There also is the case of inflation. Taking a number in the 70's and multiplying it by six will net a high value. I suppose you could mete it down by dividing by 10 but then you're just adding a another step not to mention negating the premise of Occam's Razor.

What I really learned is PR's most useful context is actually not its intended purpose. Instead of comparing starting goalkeepers among themselves, the statistic is instead incredibly useful in comparing performances between starting and their backup goalkeepers/replacements. Below are the PR values of 4 starting keepers and their backups from 2012. It's not perfect but you can see why Michael Gspurning was the top rated MLS goalkeeper on the Castrol Index. When he was gone, Seattle Sounders' defense suffered despite his backups facing fewer shots.

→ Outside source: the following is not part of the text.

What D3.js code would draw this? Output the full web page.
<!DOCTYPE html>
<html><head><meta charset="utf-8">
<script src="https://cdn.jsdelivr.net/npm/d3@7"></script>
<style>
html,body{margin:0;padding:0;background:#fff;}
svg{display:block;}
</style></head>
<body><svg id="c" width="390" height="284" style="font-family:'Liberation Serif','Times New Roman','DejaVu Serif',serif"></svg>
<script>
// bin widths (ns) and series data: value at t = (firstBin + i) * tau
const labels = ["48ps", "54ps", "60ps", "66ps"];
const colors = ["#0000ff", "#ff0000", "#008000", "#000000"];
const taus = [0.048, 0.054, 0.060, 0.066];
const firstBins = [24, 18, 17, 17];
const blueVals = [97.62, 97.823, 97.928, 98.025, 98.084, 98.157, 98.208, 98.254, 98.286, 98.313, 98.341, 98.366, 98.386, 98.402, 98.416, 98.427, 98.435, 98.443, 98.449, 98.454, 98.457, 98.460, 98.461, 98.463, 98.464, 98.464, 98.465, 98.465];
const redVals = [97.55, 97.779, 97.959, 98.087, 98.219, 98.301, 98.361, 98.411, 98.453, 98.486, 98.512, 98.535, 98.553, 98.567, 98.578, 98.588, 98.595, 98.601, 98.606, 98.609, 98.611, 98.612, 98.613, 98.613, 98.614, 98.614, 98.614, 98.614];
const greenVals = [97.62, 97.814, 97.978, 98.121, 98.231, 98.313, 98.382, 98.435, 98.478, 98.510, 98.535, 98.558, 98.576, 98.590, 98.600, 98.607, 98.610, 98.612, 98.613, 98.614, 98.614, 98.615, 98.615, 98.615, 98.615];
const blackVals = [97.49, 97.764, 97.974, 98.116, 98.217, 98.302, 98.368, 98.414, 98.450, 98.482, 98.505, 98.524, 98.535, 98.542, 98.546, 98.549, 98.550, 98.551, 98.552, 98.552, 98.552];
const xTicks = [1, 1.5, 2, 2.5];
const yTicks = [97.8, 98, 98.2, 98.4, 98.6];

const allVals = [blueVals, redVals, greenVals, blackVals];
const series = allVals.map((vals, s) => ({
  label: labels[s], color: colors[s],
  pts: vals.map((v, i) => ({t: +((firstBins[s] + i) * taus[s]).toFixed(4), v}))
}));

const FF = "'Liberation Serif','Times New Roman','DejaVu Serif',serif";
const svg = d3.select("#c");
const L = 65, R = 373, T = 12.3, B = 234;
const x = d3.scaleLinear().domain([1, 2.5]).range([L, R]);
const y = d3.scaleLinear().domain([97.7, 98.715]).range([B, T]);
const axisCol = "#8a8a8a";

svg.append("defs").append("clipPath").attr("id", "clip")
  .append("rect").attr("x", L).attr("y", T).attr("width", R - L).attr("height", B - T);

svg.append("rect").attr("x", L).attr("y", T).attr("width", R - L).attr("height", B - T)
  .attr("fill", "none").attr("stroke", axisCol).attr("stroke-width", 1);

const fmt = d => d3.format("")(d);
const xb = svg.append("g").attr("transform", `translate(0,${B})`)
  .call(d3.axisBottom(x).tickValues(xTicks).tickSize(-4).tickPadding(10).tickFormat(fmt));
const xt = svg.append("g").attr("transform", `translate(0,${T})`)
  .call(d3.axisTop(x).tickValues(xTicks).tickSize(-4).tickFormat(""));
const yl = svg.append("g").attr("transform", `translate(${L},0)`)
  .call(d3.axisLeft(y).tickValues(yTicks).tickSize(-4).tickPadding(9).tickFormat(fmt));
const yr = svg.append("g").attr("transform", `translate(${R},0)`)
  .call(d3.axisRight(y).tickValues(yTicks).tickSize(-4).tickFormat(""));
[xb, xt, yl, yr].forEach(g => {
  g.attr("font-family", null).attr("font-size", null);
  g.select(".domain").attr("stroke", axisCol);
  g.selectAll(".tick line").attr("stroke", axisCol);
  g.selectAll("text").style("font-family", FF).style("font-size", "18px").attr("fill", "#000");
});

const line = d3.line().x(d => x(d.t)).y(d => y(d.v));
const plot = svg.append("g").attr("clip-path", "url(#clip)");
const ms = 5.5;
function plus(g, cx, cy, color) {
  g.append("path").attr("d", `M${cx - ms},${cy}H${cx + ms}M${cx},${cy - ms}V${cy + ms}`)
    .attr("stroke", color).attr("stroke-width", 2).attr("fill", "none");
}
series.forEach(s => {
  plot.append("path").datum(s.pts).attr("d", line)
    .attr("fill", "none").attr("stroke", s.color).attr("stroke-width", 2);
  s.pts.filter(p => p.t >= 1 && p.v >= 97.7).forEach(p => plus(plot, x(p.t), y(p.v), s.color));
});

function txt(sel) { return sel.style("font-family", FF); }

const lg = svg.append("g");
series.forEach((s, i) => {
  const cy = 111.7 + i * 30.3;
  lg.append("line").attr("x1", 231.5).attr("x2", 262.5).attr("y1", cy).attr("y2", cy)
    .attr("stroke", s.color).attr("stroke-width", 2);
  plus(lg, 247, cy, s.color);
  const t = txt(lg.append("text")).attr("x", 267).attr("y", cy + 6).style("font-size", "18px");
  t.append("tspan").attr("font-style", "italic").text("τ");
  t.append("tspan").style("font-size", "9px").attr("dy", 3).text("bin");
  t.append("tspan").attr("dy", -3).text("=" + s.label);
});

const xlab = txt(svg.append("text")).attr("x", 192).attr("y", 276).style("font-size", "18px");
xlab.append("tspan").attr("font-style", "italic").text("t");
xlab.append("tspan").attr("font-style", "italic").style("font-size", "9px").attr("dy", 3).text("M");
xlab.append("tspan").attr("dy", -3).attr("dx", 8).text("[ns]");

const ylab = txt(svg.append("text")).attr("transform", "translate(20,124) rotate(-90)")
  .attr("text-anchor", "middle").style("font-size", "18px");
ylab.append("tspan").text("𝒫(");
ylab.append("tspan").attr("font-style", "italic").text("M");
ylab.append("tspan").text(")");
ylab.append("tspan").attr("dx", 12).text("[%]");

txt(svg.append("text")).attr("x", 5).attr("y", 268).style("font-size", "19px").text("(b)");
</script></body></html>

If you scroll down you can also see that the Chicago Fire was in good hands with Paolo Tornaghi in the net when Sean Johnson was minding the net for the U.S. U23 team. Of course what a difference a year makes as Tornaghi allowed four goals in his only appearance this year.

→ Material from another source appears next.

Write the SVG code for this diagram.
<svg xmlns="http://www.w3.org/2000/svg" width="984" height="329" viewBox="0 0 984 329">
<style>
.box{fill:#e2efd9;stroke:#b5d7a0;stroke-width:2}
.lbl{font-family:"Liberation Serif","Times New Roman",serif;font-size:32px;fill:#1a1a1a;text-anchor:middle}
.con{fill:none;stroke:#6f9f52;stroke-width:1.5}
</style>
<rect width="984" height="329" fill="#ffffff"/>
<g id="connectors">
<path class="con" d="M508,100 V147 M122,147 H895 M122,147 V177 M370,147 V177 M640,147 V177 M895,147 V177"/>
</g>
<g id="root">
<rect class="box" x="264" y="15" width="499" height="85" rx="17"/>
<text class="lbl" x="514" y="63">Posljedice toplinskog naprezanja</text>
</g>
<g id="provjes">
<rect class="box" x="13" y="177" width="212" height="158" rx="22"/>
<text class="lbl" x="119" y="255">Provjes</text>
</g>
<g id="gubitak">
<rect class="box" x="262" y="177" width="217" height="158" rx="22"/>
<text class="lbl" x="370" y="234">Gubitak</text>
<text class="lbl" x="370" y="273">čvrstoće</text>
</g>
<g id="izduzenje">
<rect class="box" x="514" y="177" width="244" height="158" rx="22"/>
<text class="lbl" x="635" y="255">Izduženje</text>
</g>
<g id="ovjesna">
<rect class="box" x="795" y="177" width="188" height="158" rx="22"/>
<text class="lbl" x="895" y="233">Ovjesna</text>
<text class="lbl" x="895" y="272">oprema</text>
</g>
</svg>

A second use is when you sum the values amongst teams, another way of evaluating a team's defensive efficiency. We'll track the value and, at season's end, track how closely it resembles DER. After all, one component of DER is how much work the keeper is put under.

The spreadsheet above provided the context of our Kennedy over Nielsen argument: Chivas USA defenders were allowing just under six shots on target per game, twice of what Nielsen faced. Let's use Tom Hanks movies as metaphors. A day in the life of Kennedy is like the Normandy scene in the opening of Saving Private Ryan. Nielsen is closer to the path of the fallen feather in Forrest Gump. Are these references completely dated? (Ed. note: yes).

In the end, instead of being a soccer equivalent of FIP, it appears PR actually has more utility as a VORP or DER substitute. Now if you'll excuse me, I'm off to enjoy some Alphabet soup.